I see this posthumous baptism of Gandhi as an attempt by the Mormon church to extricate orthodox Christianity as a whole from the embarrassing moral knot it has tied itself into. There is a window of opportunity here because, according to doctrine, souls don't actually go to Heaven or Hell until after the Day of Judgement (which hasn't happened yet), and so there's the chance that they can be saved while they're still waiting! Posthumous baptism gives the heathen soul another chance at salvation, and who's to say the soul won't eagerly grab the opportunity, now that the truth that was hidden from them earlier is plainly visible? The faithful can now say with relief that Gandhi will probably be judged worthy of Heaven because he must have accepted Jesus posthumously.

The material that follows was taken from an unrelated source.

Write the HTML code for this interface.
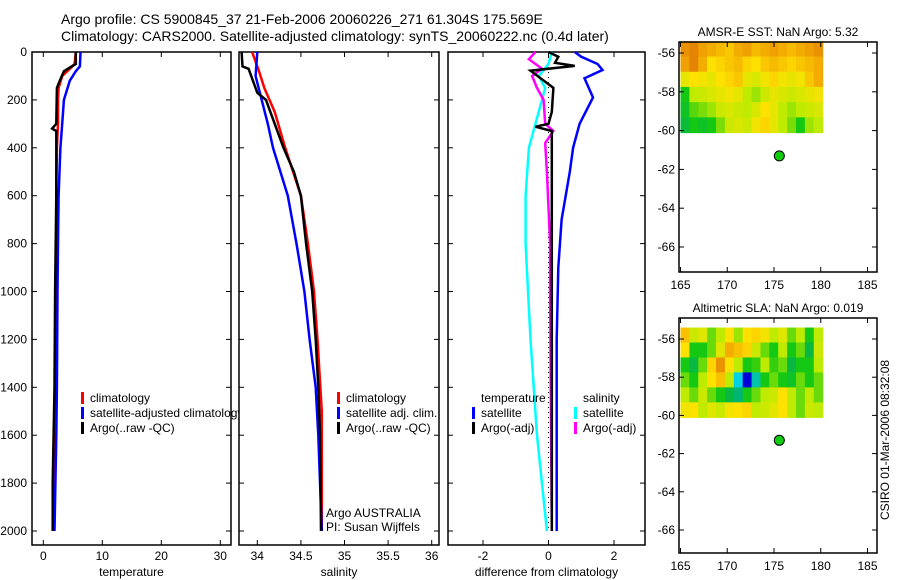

You have to admire the ingenuity of the idea. Embarrassment has been avoided without an overhaul of the doctrine itself!
I'm not offended, merely amused. Watching the shenanigans of the doctrinally religious is like watching contortionists in action, tying themselves into knots and trying to get out of them. For me, the atheistic explanation of our existence is still the simplest and most rational - and entirely adequate.